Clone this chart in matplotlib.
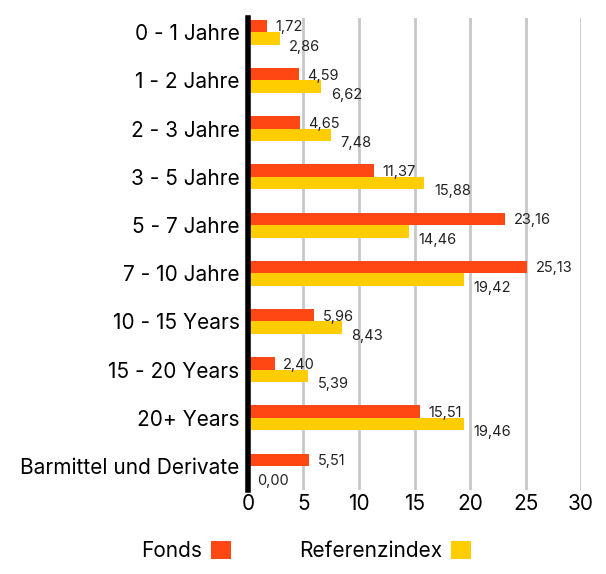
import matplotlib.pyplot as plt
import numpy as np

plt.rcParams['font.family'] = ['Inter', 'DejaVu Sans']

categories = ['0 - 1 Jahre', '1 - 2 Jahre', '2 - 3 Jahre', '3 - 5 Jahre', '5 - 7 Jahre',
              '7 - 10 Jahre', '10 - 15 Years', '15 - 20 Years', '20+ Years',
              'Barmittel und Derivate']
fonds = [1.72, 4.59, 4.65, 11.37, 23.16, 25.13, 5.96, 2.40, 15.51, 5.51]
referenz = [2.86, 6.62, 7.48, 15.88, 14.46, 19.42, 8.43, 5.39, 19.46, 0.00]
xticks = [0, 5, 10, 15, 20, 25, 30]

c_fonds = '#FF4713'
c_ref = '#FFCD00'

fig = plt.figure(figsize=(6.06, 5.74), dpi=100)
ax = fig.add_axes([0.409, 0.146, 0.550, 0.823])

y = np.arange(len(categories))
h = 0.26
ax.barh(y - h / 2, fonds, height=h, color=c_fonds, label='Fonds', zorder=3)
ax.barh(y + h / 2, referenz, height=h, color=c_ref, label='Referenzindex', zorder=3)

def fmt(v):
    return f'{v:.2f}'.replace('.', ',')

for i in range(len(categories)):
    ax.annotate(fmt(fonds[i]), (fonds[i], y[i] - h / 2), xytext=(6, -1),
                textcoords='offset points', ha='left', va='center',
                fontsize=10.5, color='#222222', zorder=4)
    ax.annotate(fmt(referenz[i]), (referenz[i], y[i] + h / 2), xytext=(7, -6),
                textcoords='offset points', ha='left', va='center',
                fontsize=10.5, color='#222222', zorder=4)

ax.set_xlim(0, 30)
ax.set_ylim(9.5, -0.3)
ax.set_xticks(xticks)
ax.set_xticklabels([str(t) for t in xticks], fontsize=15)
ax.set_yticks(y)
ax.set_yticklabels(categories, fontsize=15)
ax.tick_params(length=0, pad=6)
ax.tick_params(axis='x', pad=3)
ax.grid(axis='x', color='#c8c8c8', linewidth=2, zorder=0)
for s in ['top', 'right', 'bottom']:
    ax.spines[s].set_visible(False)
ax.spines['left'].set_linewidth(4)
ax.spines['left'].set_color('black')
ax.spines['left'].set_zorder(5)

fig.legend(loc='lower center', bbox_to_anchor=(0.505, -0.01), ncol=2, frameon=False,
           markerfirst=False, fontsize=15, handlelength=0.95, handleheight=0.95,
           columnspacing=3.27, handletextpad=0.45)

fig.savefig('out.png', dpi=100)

Exercise directions » Copy all the data exactly as written, but skip any picture.

Answer to the task »
Clone this chart in matplotlib.
import matplotlib.pyplot as plt
import numpy as np

plt.rcParams['font.family'] = ['Inter', 'DejaVu Sans']

categories = ['0 - 1 Jahre', '1 - 2 Jahre', '2 - 3 Jahre', '3 - 5 Jahre', '5 - 7 Jahre',
              '7 - 10 Jahre', '10 - 15 Years', '15 - 20 Years', '20+ Years',
              'Barmittel und Derivate']
fonds = [1.72, 4.59, 4.65, 11.37, 23.16, 25.13, 5.96, 2.40, 15.51, 5.51]
referenz = [2.86, 6.62, 7.48, 15.88, 14.46, 19.42, 8.43, 5.39, 19.46, 0.00]
xticks = [0, 5, 10, 15, 20, 25, 30]

c_fonds = '#FF4713'
c_ref = '#FFCD00'

fig = plt.figure(figsize=(6.06, 5.74), dpi=100)
ax = fig.add_axes([0.409, 0.146, 0.550, 0.823])

y = np.arange(len(categories))
h = 0.26
ax.barh(y - h / 2, fonds, height=h, color=c_fonds, label='Fonds', zorder=3)
ax.barh(y + h / 2, referenz, height=h, color=c_ref, label='Referenzindex', zorder=3)

def fmt(v):
    return f'{v:.2f}'.replace('.', ',')

for i in range(len(categories)):
    ax.annotate(fmt(fonds[i]), (fonds[i], y[i] - h / 2), xytext=(6, -1),
                textcoords='offset points', ha='left', va='center',
                fontsize=10.5, color='#222222', zorder=4)
    ax.annotate(fmt(referenz[i]), (referenz[i], y[i] + h / 2), xytext=(7, -6),
                textcoords='offset points', ha='left', va='center',
                fontsize=10.5, color='#222222', zorder=4)

ax.set_xlim(0, 30)
ax.set_ylim(9.5, -0.3)
ax.set_xticks(xticks)
ax.set_xticklabels([str(t) for t in xticks], fontsize=15)
ax.set_yticks(y)
ax.set_yticklabels(categories, fontsize=15)
ax.tick_params(length=0, pad=6)
ax.tick_params(axis='x', pad=3)
ax.grid(axis='x', color='#c8c8c8', linewidth=2, zorder=0)
for s in ['top', 'right', 'bottom']:
    ax.spines[s].set_visible(False)
ax.spines['left'].set_linewidth(4)
ax.spines['left'].set_color('black')
ax.spines['left'].set_zorder(5)

fig.legend(loc='lower center', bbox_to_anchor=(0.505, -0.01), ncol=2, frameon=False,
           markerfirst=False, fontsize=15, handlelength=0.95, handleheight=0.95,
           columnspacing=3.27, handletextpad=0.45)

fig.savefig('out.png', dpi=100)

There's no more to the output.